**** DATASET EXTRACT ****
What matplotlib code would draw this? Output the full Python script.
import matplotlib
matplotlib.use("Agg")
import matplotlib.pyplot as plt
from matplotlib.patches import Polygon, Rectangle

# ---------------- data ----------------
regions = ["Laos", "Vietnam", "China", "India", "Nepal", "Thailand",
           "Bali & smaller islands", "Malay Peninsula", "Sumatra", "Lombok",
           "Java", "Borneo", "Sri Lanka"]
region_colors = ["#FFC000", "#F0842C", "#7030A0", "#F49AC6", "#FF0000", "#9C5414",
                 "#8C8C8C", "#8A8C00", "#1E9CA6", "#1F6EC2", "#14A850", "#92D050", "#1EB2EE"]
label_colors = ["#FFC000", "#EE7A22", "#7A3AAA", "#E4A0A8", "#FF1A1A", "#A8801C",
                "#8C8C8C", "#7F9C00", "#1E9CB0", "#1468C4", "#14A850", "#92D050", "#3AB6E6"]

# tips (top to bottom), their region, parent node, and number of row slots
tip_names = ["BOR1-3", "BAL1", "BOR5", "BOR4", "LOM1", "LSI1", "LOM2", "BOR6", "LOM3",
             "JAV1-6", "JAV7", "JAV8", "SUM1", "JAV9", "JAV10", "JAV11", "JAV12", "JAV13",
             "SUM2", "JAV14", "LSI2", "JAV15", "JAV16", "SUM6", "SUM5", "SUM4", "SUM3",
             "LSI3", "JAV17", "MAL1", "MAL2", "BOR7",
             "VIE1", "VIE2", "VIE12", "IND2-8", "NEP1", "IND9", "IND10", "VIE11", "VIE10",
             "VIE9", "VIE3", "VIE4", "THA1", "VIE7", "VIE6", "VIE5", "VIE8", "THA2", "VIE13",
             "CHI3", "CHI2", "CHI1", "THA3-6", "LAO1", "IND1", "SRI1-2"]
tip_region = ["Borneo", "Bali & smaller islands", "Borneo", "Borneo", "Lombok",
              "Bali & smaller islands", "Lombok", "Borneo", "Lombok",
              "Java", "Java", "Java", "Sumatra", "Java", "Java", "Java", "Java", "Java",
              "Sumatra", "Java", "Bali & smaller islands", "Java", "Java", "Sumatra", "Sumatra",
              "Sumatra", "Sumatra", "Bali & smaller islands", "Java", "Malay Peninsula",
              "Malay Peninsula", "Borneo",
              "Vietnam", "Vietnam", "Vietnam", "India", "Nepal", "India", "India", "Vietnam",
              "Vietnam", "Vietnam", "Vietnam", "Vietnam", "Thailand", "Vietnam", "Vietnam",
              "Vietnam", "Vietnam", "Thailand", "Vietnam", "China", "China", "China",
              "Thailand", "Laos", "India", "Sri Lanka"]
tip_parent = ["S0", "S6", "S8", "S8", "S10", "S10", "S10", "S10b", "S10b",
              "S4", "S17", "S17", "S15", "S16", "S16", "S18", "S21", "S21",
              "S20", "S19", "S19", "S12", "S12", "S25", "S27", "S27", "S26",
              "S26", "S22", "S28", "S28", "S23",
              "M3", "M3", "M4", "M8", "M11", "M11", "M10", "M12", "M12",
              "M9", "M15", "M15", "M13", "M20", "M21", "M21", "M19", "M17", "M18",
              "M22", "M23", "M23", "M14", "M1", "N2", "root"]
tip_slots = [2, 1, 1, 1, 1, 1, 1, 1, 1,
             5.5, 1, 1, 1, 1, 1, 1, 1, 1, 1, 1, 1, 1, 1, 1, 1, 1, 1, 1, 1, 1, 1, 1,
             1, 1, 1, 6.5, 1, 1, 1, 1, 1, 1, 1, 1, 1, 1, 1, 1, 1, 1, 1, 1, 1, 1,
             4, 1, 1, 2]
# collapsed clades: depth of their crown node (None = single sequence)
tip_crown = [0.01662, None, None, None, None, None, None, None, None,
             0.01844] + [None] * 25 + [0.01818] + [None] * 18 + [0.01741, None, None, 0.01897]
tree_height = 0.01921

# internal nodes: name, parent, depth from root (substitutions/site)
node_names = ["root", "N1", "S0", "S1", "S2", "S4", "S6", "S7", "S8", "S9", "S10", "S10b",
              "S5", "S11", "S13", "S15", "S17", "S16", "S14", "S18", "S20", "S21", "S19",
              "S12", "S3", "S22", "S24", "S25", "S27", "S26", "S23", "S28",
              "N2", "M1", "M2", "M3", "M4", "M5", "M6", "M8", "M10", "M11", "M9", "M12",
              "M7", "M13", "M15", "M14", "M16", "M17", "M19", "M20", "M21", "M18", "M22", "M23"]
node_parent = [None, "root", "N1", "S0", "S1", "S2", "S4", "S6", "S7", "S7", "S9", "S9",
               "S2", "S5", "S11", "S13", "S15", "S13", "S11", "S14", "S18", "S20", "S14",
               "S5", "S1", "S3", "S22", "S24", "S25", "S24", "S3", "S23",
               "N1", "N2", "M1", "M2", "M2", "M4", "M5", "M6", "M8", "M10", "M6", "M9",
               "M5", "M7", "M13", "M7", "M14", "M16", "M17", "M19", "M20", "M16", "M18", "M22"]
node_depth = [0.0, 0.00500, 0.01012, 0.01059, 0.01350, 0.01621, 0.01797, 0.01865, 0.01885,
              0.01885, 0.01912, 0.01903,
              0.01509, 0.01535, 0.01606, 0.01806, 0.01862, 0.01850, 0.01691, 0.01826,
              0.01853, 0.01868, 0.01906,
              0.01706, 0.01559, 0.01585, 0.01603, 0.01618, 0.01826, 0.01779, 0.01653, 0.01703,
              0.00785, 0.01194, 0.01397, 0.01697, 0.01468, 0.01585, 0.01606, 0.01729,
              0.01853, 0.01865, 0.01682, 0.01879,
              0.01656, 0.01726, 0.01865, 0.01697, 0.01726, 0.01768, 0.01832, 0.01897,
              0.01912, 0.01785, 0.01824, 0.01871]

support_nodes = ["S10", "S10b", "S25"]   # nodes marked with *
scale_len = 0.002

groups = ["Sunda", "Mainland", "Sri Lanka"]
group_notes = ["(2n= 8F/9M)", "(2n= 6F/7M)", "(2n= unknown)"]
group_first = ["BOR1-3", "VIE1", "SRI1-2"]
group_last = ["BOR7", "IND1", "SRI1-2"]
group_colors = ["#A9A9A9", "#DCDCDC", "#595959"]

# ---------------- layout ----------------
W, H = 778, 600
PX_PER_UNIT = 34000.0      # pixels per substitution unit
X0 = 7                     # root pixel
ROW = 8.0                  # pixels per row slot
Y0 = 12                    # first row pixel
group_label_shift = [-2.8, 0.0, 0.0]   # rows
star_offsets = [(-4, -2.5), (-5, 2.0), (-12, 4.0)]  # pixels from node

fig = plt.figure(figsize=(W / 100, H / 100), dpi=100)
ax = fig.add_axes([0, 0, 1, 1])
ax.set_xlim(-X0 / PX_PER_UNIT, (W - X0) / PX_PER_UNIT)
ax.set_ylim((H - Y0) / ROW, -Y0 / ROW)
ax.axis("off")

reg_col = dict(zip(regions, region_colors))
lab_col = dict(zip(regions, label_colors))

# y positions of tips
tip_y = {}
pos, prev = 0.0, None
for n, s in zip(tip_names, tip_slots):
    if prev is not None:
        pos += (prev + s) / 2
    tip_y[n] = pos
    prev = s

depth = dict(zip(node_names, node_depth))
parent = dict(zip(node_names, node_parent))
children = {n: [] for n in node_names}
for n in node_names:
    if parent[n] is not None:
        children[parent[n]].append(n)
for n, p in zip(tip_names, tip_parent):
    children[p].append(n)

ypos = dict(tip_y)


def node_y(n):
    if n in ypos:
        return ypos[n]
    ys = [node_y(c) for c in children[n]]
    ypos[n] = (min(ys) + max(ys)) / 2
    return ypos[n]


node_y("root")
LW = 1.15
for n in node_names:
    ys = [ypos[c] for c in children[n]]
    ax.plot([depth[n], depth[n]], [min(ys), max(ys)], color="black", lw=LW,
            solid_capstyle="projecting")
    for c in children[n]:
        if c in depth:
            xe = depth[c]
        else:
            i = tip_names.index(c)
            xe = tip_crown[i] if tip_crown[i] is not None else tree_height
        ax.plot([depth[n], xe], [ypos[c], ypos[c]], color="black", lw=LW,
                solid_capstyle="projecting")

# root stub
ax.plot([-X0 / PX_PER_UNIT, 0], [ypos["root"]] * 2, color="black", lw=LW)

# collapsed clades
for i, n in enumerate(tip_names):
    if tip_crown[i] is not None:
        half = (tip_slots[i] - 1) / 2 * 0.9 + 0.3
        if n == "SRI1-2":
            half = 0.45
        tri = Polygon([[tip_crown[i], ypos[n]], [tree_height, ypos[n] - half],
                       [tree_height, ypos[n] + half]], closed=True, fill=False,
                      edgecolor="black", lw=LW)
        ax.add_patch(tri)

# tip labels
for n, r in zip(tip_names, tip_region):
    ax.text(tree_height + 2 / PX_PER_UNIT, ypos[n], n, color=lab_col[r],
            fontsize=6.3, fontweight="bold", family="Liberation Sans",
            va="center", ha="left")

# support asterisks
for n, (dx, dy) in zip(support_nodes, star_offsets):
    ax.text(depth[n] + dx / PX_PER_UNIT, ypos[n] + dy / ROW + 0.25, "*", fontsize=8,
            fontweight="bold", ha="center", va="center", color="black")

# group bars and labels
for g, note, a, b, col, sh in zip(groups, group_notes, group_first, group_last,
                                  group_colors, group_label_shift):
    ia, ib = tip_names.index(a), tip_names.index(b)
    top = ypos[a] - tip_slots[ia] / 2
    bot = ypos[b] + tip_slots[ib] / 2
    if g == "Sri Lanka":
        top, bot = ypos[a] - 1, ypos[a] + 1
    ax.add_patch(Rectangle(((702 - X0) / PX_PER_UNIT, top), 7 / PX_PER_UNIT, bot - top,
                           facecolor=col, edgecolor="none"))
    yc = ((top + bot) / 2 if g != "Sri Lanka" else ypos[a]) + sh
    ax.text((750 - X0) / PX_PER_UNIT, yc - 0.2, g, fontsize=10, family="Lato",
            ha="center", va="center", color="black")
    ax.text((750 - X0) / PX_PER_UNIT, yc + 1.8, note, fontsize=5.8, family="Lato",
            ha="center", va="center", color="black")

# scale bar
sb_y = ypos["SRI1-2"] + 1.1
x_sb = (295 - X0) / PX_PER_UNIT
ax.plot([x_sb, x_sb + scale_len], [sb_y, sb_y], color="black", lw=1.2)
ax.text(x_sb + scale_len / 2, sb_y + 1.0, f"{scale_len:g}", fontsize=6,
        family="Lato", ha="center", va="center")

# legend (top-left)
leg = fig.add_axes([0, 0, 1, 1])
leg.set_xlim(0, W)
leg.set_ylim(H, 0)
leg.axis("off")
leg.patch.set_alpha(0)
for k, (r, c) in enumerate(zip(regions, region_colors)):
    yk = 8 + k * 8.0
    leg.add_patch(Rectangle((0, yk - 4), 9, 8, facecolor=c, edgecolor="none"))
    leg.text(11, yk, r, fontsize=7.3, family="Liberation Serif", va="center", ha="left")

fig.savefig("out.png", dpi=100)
****
WHAT TO WORK ON:
Using the data above, restate word for word the lines from its opening line through the line that contains "from matplotlib.patches import", and no more.

TASK SOLUTION:
What matplotlib code would draw this? Output the full Python script.
import matplotlib
matplotlib.use("Agg")
import matplotlib.pyplot as plt
from matplotlib.patches import Polygon, Rectangle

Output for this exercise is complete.